We don't seem to have this problem right now with <script><!--
scriptHere() --></script> so I'm not sure there's a reason to think it
will be more of a problem with <script><![CDATA[ scriptHere()
]]></script>.

>>> What about <![CDATA[ in SVG subtrees outside <script> and <style>? It's
>>> useful for graceful degradation but still involves feedback to the tokenizer
>>> unless supported anywhere outside foreign content as well.
>>
>> I think that is mostly an orthogonal issue. But I would like <![CDATA[ ]]>
>> in to be parsed as in XML both in foregin content mode, and in normal mode.
>> To keep things consistent.
>
> I think it's relevant in two ways:
>
> 1) If the syntax behaves as in XML outside <script> and <style> but not as
> in XML inside <script> and <style>, the result may be confusing.
>
> 2) Having CDATA sections that behave like XML CDATA sections in HTML5
> parsers but like bogus comments in earlier browsers is useful for hiding SVG
> text from old browsers for graceful degradation. However, if this syntax
> causes feedback from the tree builder to the tokenizer, we haven't managed
> to completely eliminate the (non-trivial) feedback to the tokenizer meaning
> the other efforts to do so wouldn't be very useful.

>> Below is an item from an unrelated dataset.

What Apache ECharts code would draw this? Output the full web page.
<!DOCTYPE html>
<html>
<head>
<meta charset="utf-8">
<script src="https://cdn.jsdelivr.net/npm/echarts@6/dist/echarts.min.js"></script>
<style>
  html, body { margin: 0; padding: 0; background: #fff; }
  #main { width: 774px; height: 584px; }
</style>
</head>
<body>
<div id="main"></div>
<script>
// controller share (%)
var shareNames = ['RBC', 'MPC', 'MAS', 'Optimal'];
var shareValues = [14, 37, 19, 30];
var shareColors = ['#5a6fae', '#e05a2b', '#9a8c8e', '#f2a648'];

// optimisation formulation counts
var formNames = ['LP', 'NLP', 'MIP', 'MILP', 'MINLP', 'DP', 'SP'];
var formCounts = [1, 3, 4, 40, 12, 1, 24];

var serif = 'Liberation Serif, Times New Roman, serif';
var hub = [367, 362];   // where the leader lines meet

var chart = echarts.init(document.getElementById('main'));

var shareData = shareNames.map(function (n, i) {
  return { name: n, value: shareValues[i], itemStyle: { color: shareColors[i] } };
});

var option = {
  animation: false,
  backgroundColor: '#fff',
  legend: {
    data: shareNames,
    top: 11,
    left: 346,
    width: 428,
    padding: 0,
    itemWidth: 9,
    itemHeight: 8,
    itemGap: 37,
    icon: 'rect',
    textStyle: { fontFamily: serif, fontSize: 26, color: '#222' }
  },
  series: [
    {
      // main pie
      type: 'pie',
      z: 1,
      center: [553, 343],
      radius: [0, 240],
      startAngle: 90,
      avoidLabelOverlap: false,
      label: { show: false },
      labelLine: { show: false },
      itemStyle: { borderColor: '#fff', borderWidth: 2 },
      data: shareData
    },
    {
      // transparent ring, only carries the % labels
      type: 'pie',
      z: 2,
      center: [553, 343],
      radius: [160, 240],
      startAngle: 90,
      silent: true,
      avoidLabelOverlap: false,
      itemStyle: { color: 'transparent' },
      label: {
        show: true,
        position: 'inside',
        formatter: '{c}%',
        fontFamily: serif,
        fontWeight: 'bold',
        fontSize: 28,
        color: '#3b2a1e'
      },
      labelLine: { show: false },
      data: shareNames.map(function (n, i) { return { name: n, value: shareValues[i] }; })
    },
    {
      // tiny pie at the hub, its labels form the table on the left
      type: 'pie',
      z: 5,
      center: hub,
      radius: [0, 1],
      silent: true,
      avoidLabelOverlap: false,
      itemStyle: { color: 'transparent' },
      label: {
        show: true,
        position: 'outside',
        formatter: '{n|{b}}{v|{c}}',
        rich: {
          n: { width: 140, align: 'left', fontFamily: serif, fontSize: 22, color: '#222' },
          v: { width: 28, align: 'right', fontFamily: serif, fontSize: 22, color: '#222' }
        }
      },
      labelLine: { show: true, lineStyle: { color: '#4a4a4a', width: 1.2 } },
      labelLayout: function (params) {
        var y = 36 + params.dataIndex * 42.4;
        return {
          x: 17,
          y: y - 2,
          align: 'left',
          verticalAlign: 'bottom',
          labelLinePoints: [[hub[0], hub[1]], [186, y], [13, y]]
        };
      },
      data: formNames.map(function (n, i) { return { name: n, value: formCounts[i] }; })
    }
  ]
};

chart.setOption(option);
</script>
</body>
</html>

I think allowing <![CDATA[ ]]> everywhere where we parse PCDATA and
RCDATA would be nice both from an authoring point of view since it
makes for more consistency, but also from an implementation point of
view because it's basically the only remaining feedback from the
parser to the tokenizer, isn't it?

/ Jonas

Received on Monday, 6 April 2009 20:46:08 UTC